На часах была половина второго ночи. Уместный вопрос для такого времени.
— Не спится… — уклончиво ответила я. — Мысли думаю.
— Умные?
— Кто такая Тамара? — выпалила я, холодея от нехорошего предчувствия.
— Тамара? Какая Тамара?
— Та, к которой ты часто ездишь…
— Ездил, если тебе так угодно. Моя хорошая знакомая. Это что — сцена ревности?
— Естественно, — ответила я уже гораздо спокойнее, поскольку откровенного вранья все-таки не услышала.
— Самое время, — усмехнулся Владимир Николаевич. — А тебе не приходило в голову, что до встречи с тобой у меня была какая-то личная жизнь?
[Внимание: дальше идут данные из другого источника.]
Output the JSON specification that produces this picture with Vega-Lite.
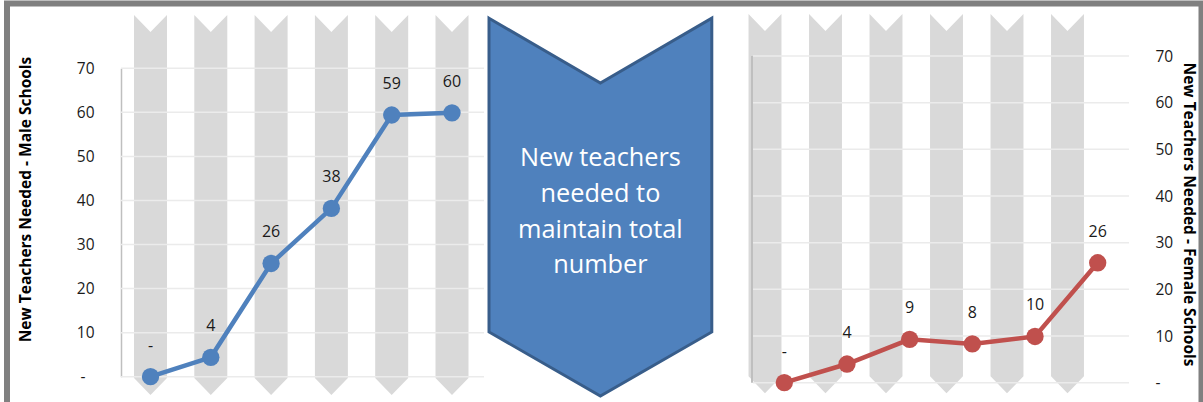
{
  "$schema": "https://vega.github.io/schema/vega-lite/v6.json",
  "width": 1203,
  "height": 402,
  "padding": 0,
  "autosize": {"type": "none"},
  "background": "white",
  "config": {"view": {"stroke": null}, "font": "Open Sans"},
  "datasets": {
    "male": [
      {"slot": 1, "value": 0, "label": "-"},
      {"slot": 2, "value": 4.4, "label": "4"},
      {"slot": 3, "value": 25.7, "label": "26"},
      {"slot": 4, "value": 38.2, "label": "38"},
      {"slot": 5, "value": 59.4, "label": "59"},
      {"slot": 6, "value": 59.9, "label": "60"}
    ],
    "female": [
      {"slot": 1, "value": 0, "label": "-"},
      {"slot": 2, "value": 4.0, "label": "4"},
      {"slot": 3, "value": 9.3, "label": "9"},
      {"slot": 4, "value": 8.3, "label": "8"},
      {"slot": 5, "value": 9.9, "label": "10"},
      {"slot": 6, "value": 25.7, "label": "26"}
    ],
    "grid": [
      {"tick": 0}, {"tick": 10}, {"tick": 20}, {"tick": 30},
      {"tick": 40}, {"tick": 50}, {"tick": 60}, {"tick": 70}
    ],
    "banner": [{"text": "New teachers\nneeded to\nmaintain total\nnumber"}],
    "frame": [{"id": 1}]
  },
  "layer": [
    {
      "data": {"name": "male"},
      "mark": {"type": "point", "shape": "M-0.0868,-1L0,-0.9105L0.0868,-1L0.0868,0.9105L0,1L-0.0868,0.9105Z", "size": 144400, "filled": true, "fill": "#D9D9D9", "opacity": 1, "strokeWidth": 0},
      "encoding": {
        "x": {"field": "slot", "type": "ordinal", "scale": {"type": "point", "range": [150.5, 452], "padding": 0}, "axis": null},
        "y": {"datum": 0.5, "type": "quantitative", "scale": {"domain": [0, 1], "range": [395, 15]}, "axis": null}
      }
    },
    {
      "data": {"name": "female"},
      "mark": {"type": "point", "shape": "M-0.0868,-1L0,-0.9105L0.0868,-1L0.0868,0.9105L0,1L-0.0868,0.9105Z", "size": 143868, "filled": true, "fill": "#D9D9D9", "opacity": 1, "strokeWidth": 0},
      "encoding": {
        "x": {"field": "slot", "type": "ordinal", "scale": {"type": "point", "range": [765, 1067.5], "padding": 0}, "axis": null},
        "y": {"datum": 0.5, "type": "quantitative", "scale": {"domain": [0, 1], "range": [393.3, 14]}, "axis": null}
      }
    },
    {
      "data": {"name": "grid"},
      "mark": {"type": "rule", "color": "#EBEBEB", "strokeWidth": 1.5},
      "encoding": {
        "x": {"datum": 0, "type": "quantitative", "scale": {"domain": [0, 1], "range": [121, 484]}, "axis": null},
        "x2": {"datum": 1},
        "y": {"field": "tick", "type": "quantitative", "scale": {"domain": [0, 70], "range": [376.7, 68.3], "nice": false, "zero": false}, "axis": null}
      }
    },
    {
      "data": {"name": "grid"},
      "mark": {"type": "rule", "color": "#EBEBEB", "strokeWidth": 1.5},
      "encoding": {
        "x": {"datum": 0, "type": "quantitative", "scale": {"domain": [0, 1], "range": [753, 1129]}, "axis": null},
        "x2": {"datum": 1},
        "y": {"field": "tick", "type": "quantitative", "scale": {"domain": [0, 70], "range": [382.7, 56], "nice": false, "zero": false}, "axis": null}
      }
    },
    {
      "data": {"name": "frame"},
      "mark": {"type": "rule", "color": "#BFBFBF", "strokeWidth": 2},
      "encoding": {
        "x": {"datum": 0, "type": "quantitative", "scale": {"domain": [0, 1], "range": [752, 1129]}, "axis": null},
        "y": {"datum": 0, "type": "quantitative", "scale": {"domain": [0, 70], "range": [382.7, 56], "nice": false, "zero": false}, "axis": null},
        "y2": {"datum": 70}
      }
    },
    {
      "data": {"name": "banner"},
      "mark": {"type": "point", "shape": "M-0.5897,-1L0,-0.657L0.5897,-1L0.5897,0.661L0,1L-0.5897,0.661Z", "size": 142733, "filled": true, "fill": "#4F81BD", "stroke": "#385D8A", "strokeWidth": 3, "opacity": 1},
      "encoding": {
        "x": {"datum": 0.5, "type": "quantitative", "scale": {"domain": [0, 1], "range": [489, 711.8]}, "axis": null},
        "y": {"datum": 0.5, "type": "quantitative", "scale": {"domain": [0, 1], "range": [396, 18.2]}, "axis": null}
      }
    },
    {
      "data": {"name": "banner"},
      "mark": {"type": "text", "lineBreak": "\n", "font": "Open Sans", "fontSize": 25.3, "lineHeight": 35.7, "color": "#FFFFFF", "align": "center", "baseline": "middle", "dy": -48.7},
      "encoding": {
        "x": {"datum": 0.5, "type": "quantitative", "scale": {"domain": [0, 1], "range": [489, 711.8]}, "axis": null},
        "y": {"datum": 0.5, "type": "quantitative", "scale": {"domain": [0, 1], "range": [396, 18.2]}, "axis": null},
        "text": {"field": "text", "type": "nominal"}
      }
    },
    {
      "data": {"name": "male"},
      "mark": {"type": "line", "color": "#4F81BD", "strokeWidth": 4.5, "point": {"filled": true, "size": 300, "color": "#4F81BD", "opacity": 1}},
      "encoding": {
        "x": {"field": "slot", "type": "ordinal", "scale": {"type": "point", "range": [150.5, 452], "padding": 0}, "axis": null},
        "y": {
          "field": "value", "type": "quantitative",
          "scale": {"domain": [0, 70], "range": [376.7, 68.3], "nice": false, "zero": false},
          "axis": {
            "orient": "left", "offset": -121, "grid": false, "ticks": false, "domain": true,
            "domainColor": "#BFBFBF", "domainWidth": 1.5,
            "values": [0, 10, 20, 30, 40, 50, 60, 70],
            "labelExpr": "datum.value == 0 ? '-' : datum.label",
            "labelPadding": {"condition": {"test": "datum.value == 0", "value": 36}, "value": 27},
            "labelFont": "Open Sans", "labelFontSize": 15.5, "labelColor": "#1A1A1A",
            "title": "New Teachers Needed - Male Schools", "titleFont": "Open Sans", "titleFontSize": 15.5,
            "titleFontWeight": "bold", "titleColor": "#000000", "titleAngle": -90,
            "titleX": -96, "titleY": 199, "titleAlign": "center", "titleBaseline": "middle"
          }
        }
      }
    },
    {
      "data": {"name": "male"},
      "mark": {"type": "text", "font": "Open Sans", "fontSize": 16, "color": "#1A1A1A", "align": "center", "baseline": "middle", "dy": -31},
      "encoding": {
        "x": {"field": "slot", "type": "ordinal", "scale": {"type": "point", "range": [150.5, 452], "padding": 0}, "axis": null},
        "y": {"field": "value", "type": "quantitative", "scale": {"domain": [0, 70], "range": [376.7, 68.3], "nice": false, "zero": false}, "axis": null},
        "text": {"field": "label", "type": "nominal"}
      }
    },
    {
      "data": {"name": "female"},
      "mark": {"type": "line", "color": "#C0504D", "strokeWidth": 4.5, "point": {"filled": true, "size": 300, "color": "#C0504D", "opacity": 1}},
      "encoding": {
        "x": {"field": "slot", "type": "ordinal", "scale": {"type": "point", "range": [784.3, 1097.7], "padding": 0}, "axis": null},
        "y": {
          "field": "value", "type": "quantitative",
          "scale": {"domain": [0, 70], "range": [382.7, 56], "nice": false, "zero": false},
          "axis": {
            "orient": "right", "offset": -74, "grid": false, "ticks": false, "domain": false,
            "values": [0, 10, 20, 30, 40, 50, 60, 70],
            "labelExpr": "datum.value == 0 ? '-' : datum.label",
            "labelPadding": 26, "labelFont": "Open Sans", "labelFontSize": 15.5, "labelColor": "#1A1A1A",
            "title": "New Teachers Needed - Female Schools", "titleFont": "Open Sans", "titleFontSize": 15.5,
            "titleFontWeight": "bold", "titleColor": "#000000", "titleAngle": 90,
            "titleX": 59, "titleY": 214, "titleAlign": "center", "titleBaseline": "middle"
          }
        }
      }
    },
    {
      "data": {"name": "female"},
      "mark": {"type": "text", "font": "Open Sans", "fontSize": 16, "color": "#1A1A1A", "align": "center", "baseline": "middle", "dy": -31},
      "encoding": {
        "x": {"field": "slot", "type": "ordinal", "scale": {"type": "point", "range": [784.3, 1097.7], "padding": 0}, "axis": null},
        "y": {"field": "value", "type": "quantitative", "scale": {"domain": [0, 70], "range": [382.7, 56], "nice": false, "zero": false}, "axis": null},
        "text": {"field": "label", "type": "nominal"}
      }
    },
    {
      "data": {"name": "frame"},
      "mark": {"type": "rect", "fill": null, "fillOpacity": 0, "stroke": "#808080", "strokeWidth": 6, "clip": true},
      "encoding": {
        "x": {"datum": 0, "type": "quantitative", "scale": {"domain": [0, 1], "range": [7, 1201.5]}, "axis": null},
        "x2": {"datum": 1},
        "y": {"datum": 0, "type": "quantitative", "scale": {"domain": [0, 1], "range": [3.5, 440]}, "axis": null},
        "y2": {"datum": 1}
      }
    }
  ],
  "resolve": {
    "scale": {"x": "independent", "y": "independent"},
    "axis": {"x": "independent", "y": "independent"}
  }
}
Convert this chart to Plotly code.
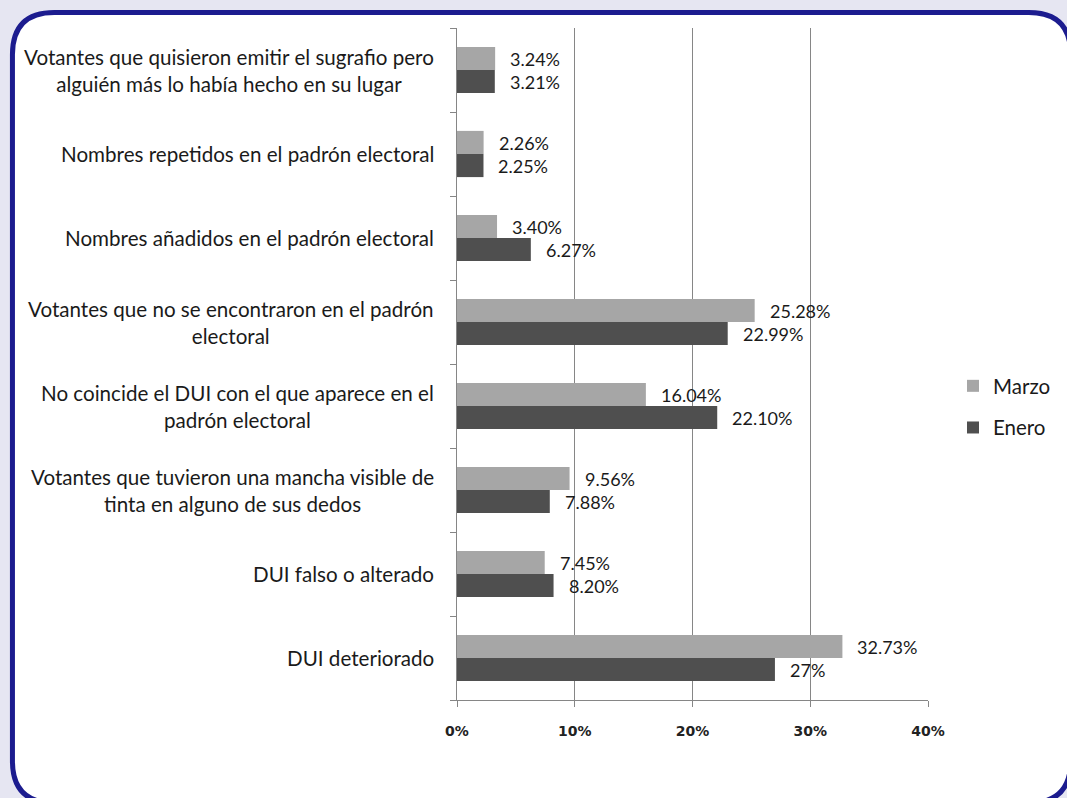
import plotly.graph_objects as go

categories = [
    "Votantes que quisieron emitir el sugrafio pero<br>alguién más lo había hecho en su lugar",
    "Nombres repetidos en el padrón electoral",
    "Nombres añadidos en el padrón electoral",
    "Votantes que no se encontraron en el padrón<br>electoral",
    "No coincide el DUI con el que aparece en el<br>padrón electoral",
    "Votantes que tuvieron una mancha visible de<br>tinta en alguno de sus dedos",
    "DUI falso o alterado",
    "DUI deteriorado",
]
marzo = [3.24, 2.26, 3.40, 25.28, 16.04, 9.56, 7.45, 32.73]
enero = [3.21, 2.25, 6.27, 22.99, 22.10, 7.88, 8.20, 27]
x_ticks = [0, 10, 20, 30, 40]
x_tick_text = ["0%", "10%", "20%", "30%", "40%"]

W, H = 1067, 798
L, R, T, B = 457, 929, 28, 700  # plot area in pixels


def px(xp):
    return (xp - L) / (R - L)


def py(yp):
    return (B - yp) / (B - T)


def fmt(v):
    return f"{int(v)}%" if float(v).is_integer() else f"{v:.2f}%"


C_MARZO = "#a6a6a6"
C_ENERO = "#4f4f4f"
LABEL_FONT = "Lato"

fig = go.Figure()
fig.add_trace(go.Bar(name="Enero", y=categories, x=enero, orientation="h",
                     marker=dict(color=C_ENERO, line=dict(width=0)),
                     legendgroup="e", legendrank=2))
fig.add_trace(go.Bar(name="Marzo", y=categories, x=marzo, orientation="h",
                     marker=dict(color=C_MARZO, line=dict(width=0)),
                     legendgroup="m", legendrank=1))

annotations = []
for c, v in zip(categories, marzo):
    annotations.append(dict(x=v, y=c, xref="x", yref="y", text=fmt(v), showarrow=False,
                            xanchor="left", yanchor="middle", xshift=13, yshift=11,
                            font=dict(family=LABEL_FONT, size=18, color="#1a1a1a")))
for c, v in zip(categories, enero):
    annotations.append(dict(x=v, y=c, xref="x", yref="y", text=fmt(v), showarrow=False,
                            xanchor="left", yanchor="middle", xshift=13, yshift=-12,
                            font=dict(family=LABEL_FONT, size=18, color="#1a1a1a")))
for c in categories:
    annotations.append(dict(x=px(436), y=c, xref="paper", yref="y", text=c, showarrow=False,
                            xanchor="right", yanchor="middle", align="center",
                            font=dict(family=LABEL_FONT, size=20.6, color="#1a1a1a")))

# rounded frame
x0, y0, x1, y1, r = 11.5, 12.5, 1072, 803, 42
path = (f"M {px(x0 + r)},{py(y0)} L {px(x1 - r)},{py(y0)} "
        f"Q {px(x1)},{py(y0)} {px(x1)},{py(y0 + r)} "
        f"L {px(x1)},{py(y1 - r)} Q {px(x1)},{py(y1)} {px(x1 - r)},{py(y1)} "
        f"L {px(x0 + r)},{py(y1)} Q {px(x0)},{py(y1)} {px(x0)},{py(y1 - r)} "
        f"L {px(x0)},{py(y0 + r)} Q {px(x0)},{py(y0)} {px(x0 + r)},{py(y0)} Z")

fig.update_layout(
    width=W, height=H,
    margin=dict(l=L, r=W - R, t=T, b=H - B, pad=0),
    paper_bgcolor="#e6e6f2",
    plot_bgcolor="rgba(0,0,0,0)",
    barmode="group", bargap=0.45, bargroupgap=0,
    showlegend=True,
    legend=dict(x=px(953), y=py(407), xanchor="left", yanchor="middle",
                traceorder="grouped", tracegroupgap=12,
                font=dict(family=LABEL_FONT, size=20.5, color="#1a1a1a"),
                bgcolor="rgba(0,0,0,0)", itemwidth=30, borderwidth=0),
    annotations=annotations,
    shapes=[dict(type="path", xref="paper", yref="paper", path=path,
                 fillcolor="white", line=dict(color="#1c1c8f", width=5), layer="below")],
    xaxis=dict(range=[0, 40], tickvals=x_ticks, ticktext=x_tick_text,
               showgrid=True, gridcolor="#868686", gridwidth=1,
               showline=True, linecolor="#868686", linewidth=1,
               ticks="outside", ticklen=6, tickcolor="#868686",
               ticklabelstandoff=12, zeroline=False,
               tickfont=dict(family="DejaVu Sans", size=14, color="#222222", weight="bold")),
    yaxis=dict(categoryorder="array", categoryarray=categories[::-1],
               showticklabels=False, showgrid=False,
               showline=True, linecolor="#868686", linewidth=1,
               ticks="outside", ticklen=6, tickcolor="#868686", tickson="boundaries"),
)

fig.write_html("out.html", config={"displayModeBar": False},
               post_script="document.body.style.margin='0';document.body.style.overflow='hidden';")
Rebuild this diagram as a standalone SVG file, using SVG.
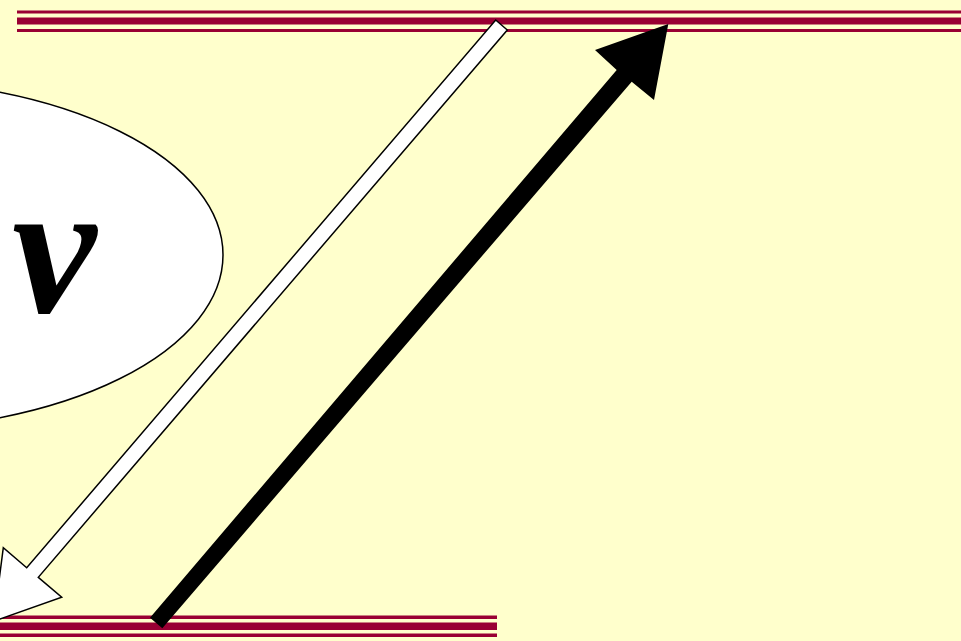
<svg xmlns="http://www.w3.org/2000/svg" width="961" height="641" viewBox="0 0 961 641">
<style>
.bar{fill:#990033}
.lbl{font-family:"Liberation Serif","Times New Roman",serif;font-style:italic;font-weight:bold;fill:#000}
</style>
<rect x="0" y="0" width="961" height="641" fill="#FFFFCC"/>
<g id="top-rule">
<rect class="bar" x="17" y="10.5" width="944" height="3"/>
<rect class="bar" x="17" y="17.5" width="944" height="7"/>
<rect class="bar" x="17" y="29" width="944" height="3"/>
</g>
<g id="bottom-rule">
<rect class="bar" x="0" y="615.5" width="497" height="3.5"/>
<rect class="bar" x="0" y="622.5" width="497" height="7.5"/>
<rect class="bar" x="0" y="633.5" width="497" height="3.5"/>
</g>
<g id="nu">
<ellipse cx="-130" cy="255" rx="353" ry="175" fill="#FFFFFF" stroke="#000" stroke-width="1.5"/>
<text class="lbl" x="12" y="312" font-size="190">ν</text>
</g>
<g id="connectors">
<polygon points="495.7,20 507.3,30 38.3,577.3 61.7,597.3 -6.2,621.2 3.3,547.7 26.7,567.7" fill="#FFFFFF" stroke="#000" stroke-width="1.5" stroke-linejoin="miter"/>
<polygon points="150,617.7 162.3,628.3 631.7,81.7 654,100 668.3,24 595,50 616.7,70" fill="#000"/>
</g>
</svg>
У тебя, кстати, тоже.
Резонно. Была. Тут уж крыть нечем.
— Прости, пожалуйста, — покаянно ответила я. — Ну, дура, ревнивая дура. Тем более, это — замечательное чувство, если тебе интересно, и его я испытываю впервые в жизни. И повторения, если честно, не хотела бы…
— По-моему, нет повода. Ладно, проехали. Чем ты сегодня занималась? Что-нибудь интересное видела… для твоих материалов в газету?
— Для газеты — вряд ли. Но впечатлений более чем достаточно. Познакомилась с несколькими журналистами. С одним даже погуляла.
— Иностранец? Откуда?
Почему, черт побери, он сразу понял про иностранца? Ах, да, он же наверняка меня видел в баре АПН. Я-то была слишком занята собственными переживаниями, чтобы сообразить — моя несанкционированная вылазка на экскурсию по вечерней Москве не останется незамеченной.
— Бельгиец. Говорит по-французски. И, по-моему, не в восторге от того, что приехал в Москву. А это ничего, что я с ним гуляла по городу?
— Лучше поздно, чем никогда… Ничего, раз ты мне об этом рассказала. Но я бы тебе посоветовал не сосредоточиваться на одном и том же персонаже. Могут неправильно понять.